### Directive:
The line holding "const plotH = H - margin.top - margin.bottom;" is the last one to output; start at the first line of the data, keep every line in between exactly, and leave out pictures.

### Given material:
▼

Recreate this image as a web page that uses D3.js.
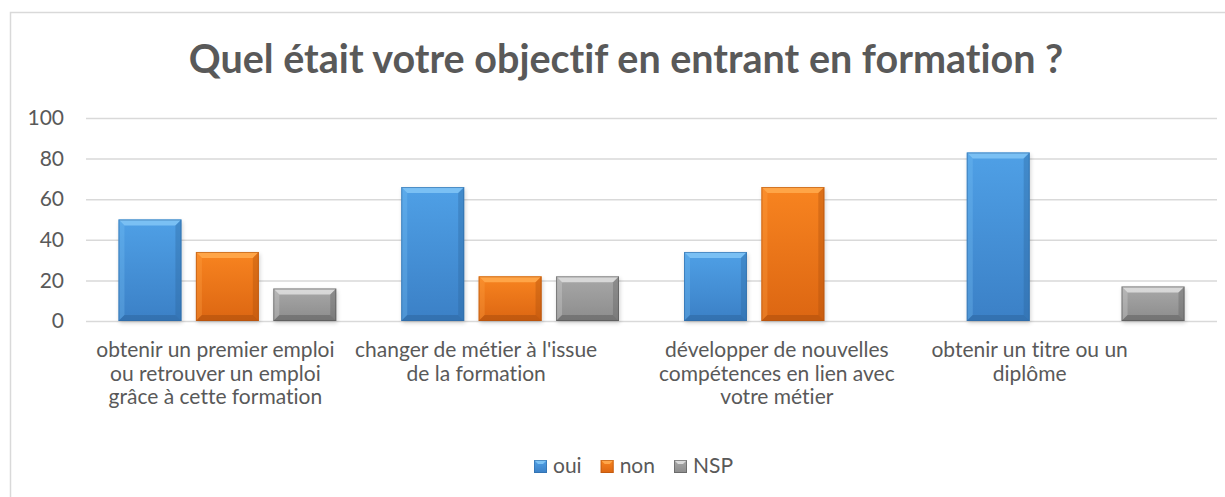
<!DOCTYPE html>
<html>
<head>
<meta charset="utf-8">
<script src="https://cdn.jsdelivr.net/npm/d3@7"></script>
<style>
  body { margin: 0; background: #fff; }
  svg { display: block; font-family: Lato, "Open Sans", sans-serif; font-variant-ligatures: none; font-feature-settings: "liga" 0, "dlig" 0; }
</style>
</head>
<body>
<div class="chart"></div>
<script>
// data
const categories = [
  ["obtenir un premier emploi", "ou retrouver un emploi", "grâce à cette formation"],
  ["changer de métier à l'issue", "de la formation"],
  ["développer de nouvelles", "compétences en lien avec", "votre métier"],
  ["obtenir un titre ou un", "diplôme"]
];
const seriesNames = ["oui", "non", "NSP"];
const oui = [50, 66, 34, 83];
const non = [34, 22, 66, 0];
const nsp = [16, 22, 0, 17];
const yTicks = [0, 20, 40, 60, 80, 100];
const title = "Quel était votre objectif en entrant en formation ?";

const W = 1225, H = 497;
const margin = {top: 118, right: 8, bottom: 176, left: 86};
const plotW = W - margin.left - margin.right;
const plotH = H - margin.top - margin.bottom;

// colours: [body top, body bottom, bevel light, bevel dark, edge]
const palette = {
  oui: ["#4fa0e6", "#3b80c6", "#7cc2f4", "#2c639c", "#2f6aa5"],
  non: ["#f88420", "#dc6612", "#ffa64a", "#a84c0c", "#b4530e"],
  NSP: ["#a8a8a8", "#8c8c8c", "#dadada", "#5c5c5c", "#555555"]
};

const values = {oui: oui, non: non, NSP: nsp};
const rows = categories.map((c, i) => ({
  idx: i,
  lines: c,
  bars: seriesNames.map(s => ({series: s, value: values[s][i]}))
}));

const svg = d3.select(".chart").append("svg")
  .attr("width", W)
  .attr("height", H);

const defs = svg.append("defs");
seriesNames.forEach(s => {
  const g = defs.append("linearGradient")
    .attr("id", "grad-" + s)
    .attr("x1", 0).attr("y1", 0).attr("x2", 0).attr("y2", 1);
  g.append("stop").attr("offset", "0%").attr("stop-color", palette[s][0]);
  g.append("stop").attr("offset", "100%").attr("stop-color", palette[s][1]);
});
defs.append("filter").attr("id", "shadow")
  .attr("x", "-20%").attr("y", "-20%").attr("width", "140%").attr("height", "140%")
  .append("feGaussianBlur").attr("stdDeviation", 2);

// chart frame
svg.append("rect")
  .attr("x", 10.5).attr("y", 12.5)
  .attr("width", 1240).attr("height", 520)
  .attr("fill", "none")
  .attr("stroke", "#d9d9d9")
  .attr("stroke-width", 1.5);

svg.append("text")
  .attr("x", 626)
  .attr("y", 73)
  .attr("text-anchor", "middle")
  .attr("fill", "#595959")
  .attr("font-weight", "bold")
  .attr("font-size", 39.5)
  .text(title);

const chart = svg.append("g")
  .attr("transform", `translate(${margin.left},${margin.top})`);

const y = d3.scaleLinear().domain([0, 100]).range([plotH, 0]);

const x0 = d3.scaleBand()
  .domain(d3.range(categories.length))
  .range([0, plotW]);

const x1 = d3.scaleBand()
  .domain(seriesNames)
  .range([0, x0.bandwidth()])
  .paddingInner(0.187)
  .paddingOuter(0.42);

// gridlines + y axis labels
const yAxis = d3.axisLeft(y).tickValues(yTicks).tickSize(-plotW).tickPadding(22);
const yg = chart.append("g").attr("class", "yaxis").call(yAxis);
yg.select(".domain").remove();
yg.selectAll(".tick line").attr("stroke", "#d9d9d9").attr("stroke-width", 1.5);
yg.selectAll(".tick text")
  .attr("fill", "#595959")
  .attr("font-size", 21)
  .attr("font-family", "Lato, 'Open Sans', sans-serif");

// bars
const groups = chart.selectAll("g.grp")
  .data(rows)
  .join("g")
  .attr("class", "grp")
  .attr("transform", d => `translate(${x0(d.idx)},0)`);

const bar = groups.selectAll("g.bar")
  .data(d => d.bars.filter(b => b.value > 0))
  .join("g")
  .attr("class", "bar");

bar.each(function (d) {
  const g = d3.select(this);
  const c = palette[d.series];
  const bx = x1(d.series), bw = x1.bandwidth();
  const by = y(d.value), bh = plotH - by;
  const b = Math.min(6, bh / 2);

  g.append("rect")
    .attr("x", bx + 1).attr("y", by + 2)
    .attr("width", bw).attr("height", bh)
    .attr("fill", "#000").attr("opacity", 0.18)
    .attr("filter", "url(#shadow)");

  g.append("rect")
    .attr("x", bx).attr("y", by)
    .attr("width", bw).attr("height", bh)
    .attr("fill", `url(#grad-${d.series})`);

  const poly = (pts, fill, op) => g.append("polygon")
    .attr("points", pts.map(p => p.join(",")).join(" "))
    .attr("fill", fill).attr("opacity", op);

  poly([[bx, by], [bx + bw, by], [bx + bw - b, by + b], [bx + b, by + b]], c[2], 0.95);
  poly([[bx, by], [bx + b, by + b], [bx + b, by + bh - b], [bx, by + bh]], c[2], 0.3);
  poly([[bx + bw, by], [bx + bw - b, by + b], [bx + bw - b, by + bh - b], [bx + bw, by + bh]], c[3], 0.35);
  poly([[bx, by + bh], [bx + b, by + bh - b], [bx + bw - b, by + bh - b], [bx + bw, by + bh]], c[3], 0.5);

  g.append("rect")
    .attr("x", bx + 0.5).attr("y", by + 0.5)
    .attr("width", bw - 1).attr("height", bh - 1)
    .attr("fill", "none")
    .attr("stroke", c[4]).attr("stroke-opacity", 0.6);
});

// category labels (Excel draws them a little left of the band centre)
const labelNudge = [-12, -34, -16, -46];
const xl = chart.append("g").attr("class", "xlabels");
rows.forEach(r => {
  const t = xl.append("text")
    .attr("text-anchor", "middle")
    .attr("fill", "#595959")
    .attr("font-size", 21)
    .attr("transform", `translate(${x0(r.idx) + x0.bandwidth() / 2 + labelNudge[r.idx]},${plotH + 36})`);
  r.lines.forEach((ln, i) => {
    t.append("tspan").attr("x", 0).attr("dy", i === 0 ? 0 : 23.5).text(ln);
  });
});

// legend
const legend = svg.append("g").attr("transform", "translate(534,460)");
let lx = 0;
seriesNames.forEach(s => {
  const c = palette[s];
  const it = legend.append("g").attr("transform", `translate(${lx},0)`);
  it.append("rect").attr("width", 13).attr("height", 13).attr("fill", `url(#grad-${s})`);
  it.append("polygon").attr("points", "0,0 13,0 9,4 4,4").attr("fill", c[2]);
  it.append("rect").attr("x", 0.5).attr("y", 0.5).attr("width", 12).attr("height", 12)
    .attr("fill", "none").attr("stroke", c[4]).attr("stroke-opacity", 0.6);
  const tx = it.append("text")
    .attr("x", 19).attr("y", 12.5)
    .attr("fill", "#595959")
    .attr("font-size", 21)
    .text(s);
  lx += 19 + tx.node().getComputedTextLength() + 19;
});
</script>
</body>
</html>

▲

### Solution for this exercise:
Recreate this image as a web page that uses D3.js.
<!DOCTYPE html>
<html>
<head>
<meta charset="utf-8">
<script src="https://cdn.jsdelivr.net/npm/d3@7"></script>
<style>
  body { margin: 0; background: #fff; }
  svg { display: block; font-family: Lato, "Open Sans", sans-serif; font-variant-ligatures: none; font-feature-settings: "liga" 0, "dlig" 0; }
</style>
</head>
<body>
<div class="chart"></div>
<script>
// data
const categories = [
  ["obtenir un premier emploi", "ou retrouver un emploi", "grâce à cette formation"],
  ["changer de métier à l'issue", "de la formation"],
  ["développer de nouvelles", "compétences en lien avec", "votre métier"],
  ["obtenir un titre ou un", "diplôme"]
];
const seriesNames = ["oui", "non", "NSP"];
const oui = [50, 66, 34, 83];
const non = [34, 22, 66, 0];
const nsp = [16, 22, 0, 17];
const yTicks = [0, 20, 40, 60, 80, 100];
const title = "Quel était votre objectif en entrant en formation ?";

const W = 1225, H = 497;
const margin = {top: 118, right: 8, bottom: 176, left: 86};
const plotW = W - margin.left - margin.right;
const plotH = H - margin.top - margin.bottom;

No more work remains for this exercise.